One of the big points that people are making regarding class systems versus skill-based systems is that “skill-based systems are harder to balance.”
Balance is slightly stupid. As an overall concept when applied to co-op game systems, anyway.
If class systems are dependent on division of labor, then by definition, the classes must have different strengths. Even asking the question means that we want to compare apples and oranges. Thus, what we usually mean with “balance” is a very specific set of questions.
- at a given challenge level, do all the classes contribute approximately the same amount to success?
- at a given challenge level, can a single class perform the challenge as well any other given single class?
- in a head-to-head match-up, will one class beat another?
Consider the drummer versus the guitar player in a band. When they’re both playing “Voodoo Chile” they contribute measurably to success. When each tries to play it solo, the guitar player will do noticeably better. When they go head to head in competition, the choice of who does better very much depends on what they are asked to play. Ask for “In the Air Tonight” and the results may differ.
Usually, what is the actual issue is that the division of labor isn’t actually clean. In the case of class systems today, we have everyone aiming at doing damage. So each class has a different augmenter to this basic ability. Some can heal themselves (or others) and thus last longer. Some can apply damage multipliers of various sorts. Some just do higher damage per second.
This is very very different from the notion of “balance” in head-to-head matches in virtually all other sorts of games, and it’s a situation unique to co-op games, I think. Since what we really have is multiple people playing for the same objective, these become just elements of choice. What’s more, they are usually designed to be interdependent choices, so that they are “balanced” by the expedient of not having any of them actually able to accomplish it solo. In effect, the combined group becomes one multiclassed character, a puppet controlled by multiple hands. You then design the challenges to that multiheaded target.
A real class system might say “sorry, healers don’t really do damage at all.” Or deny all damage spells to wizards. Instead, what we really have is different kinds of fighter. In other words, the reason why balance comes up because the classes aren’t actually very different at all. They all have the same goal. If they had different goals, then they’d have fundamentally different games to play.
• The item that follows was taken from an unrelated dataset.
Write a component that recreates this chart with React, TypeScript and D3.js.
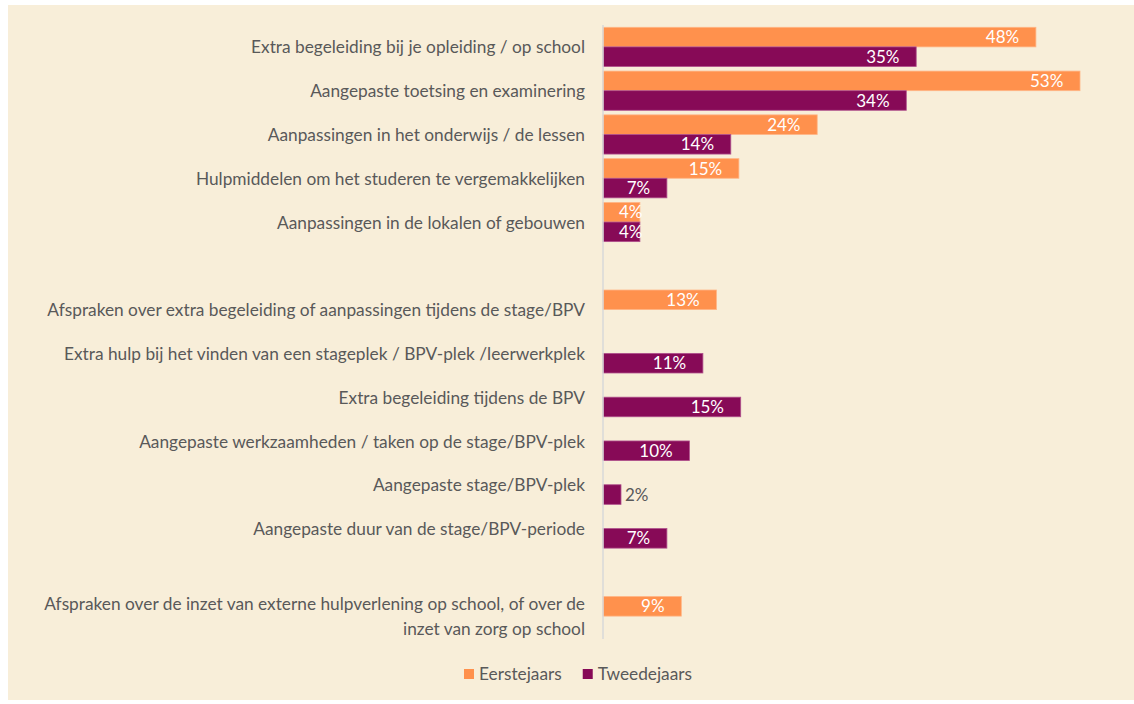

The healer would play to heal, not to kill things. (This right here was one of the core, fundamental differences between SWG and other MMORPGs).
Class jealousy arises because everyone is a fighter underneath. We don’t generally talk about whether a crafter is balanced to a fighter for good reason. There’s the true apples to oranges comparison.
So why is balance stupid? Well, you have two choices if you’re making all these classes aimed at the same challenge, e.g. combat.
- Now that you have created sixteen flavors of damage-dealer with different extra features (damage mitigation, damage multipliers, distance attacks, increased defense, damage over time, healing, etc etc etc), you can basically tune them so that the overall ratio of (DPS/damage taken) for a given fight is the same. In groups, these folks will act as damage multipliers; individuals in the group may be off the ideal ratio, but they can pump up the ratio of a tank to heights that result in winning the fight.
This is what we mean when we say a game is soloable.
But then, every strategy is equally good when you’re alone. You have the classes solely for tactical differentiation during combat. You don’t have the equivalent of artillery that supports infantry and cavalry, and so on, where there are strengths and weaknesses that make a given challenge harder or easier for you. You can compensate for this by having opponents that do better against one set of tactics versus another, but then by definition, this opponent will be “balanced for artillery” so to speak and your game will not be “balanced” because someone will complain that dragons are best taken down by cannons and their class isn’t allowed to use the big guns.
- Or you can say that the classes are all in fact different, like artillery, light infantry, heavy infantry, cavalry, and so on. Some will be successful at the challenges, and some won’t, but all will experience a damage multiplier overall when in a group. But you can’t call them balanced. And in fact, the ratio of (DPS/damage taken) will be very different from class to class. Particularly if the challenges faced have different characteristics.
This one is what we mean by “balanced for groups.”
There’s endless math tricks you can pull to get around these fundamental assumptions, and they make up the art of RPG design.
Balancing becomes easier in general when you aren’t trying to have sixteen ways of solving the same problem. That’s where the immediate (and generally invidious) comparisons come in. You can do this with classes, but nobody does. You can do it with skill-based systems, and people tend to because in skill-based systems you usually have the assumption that there is more than one type of problem to solve in the game.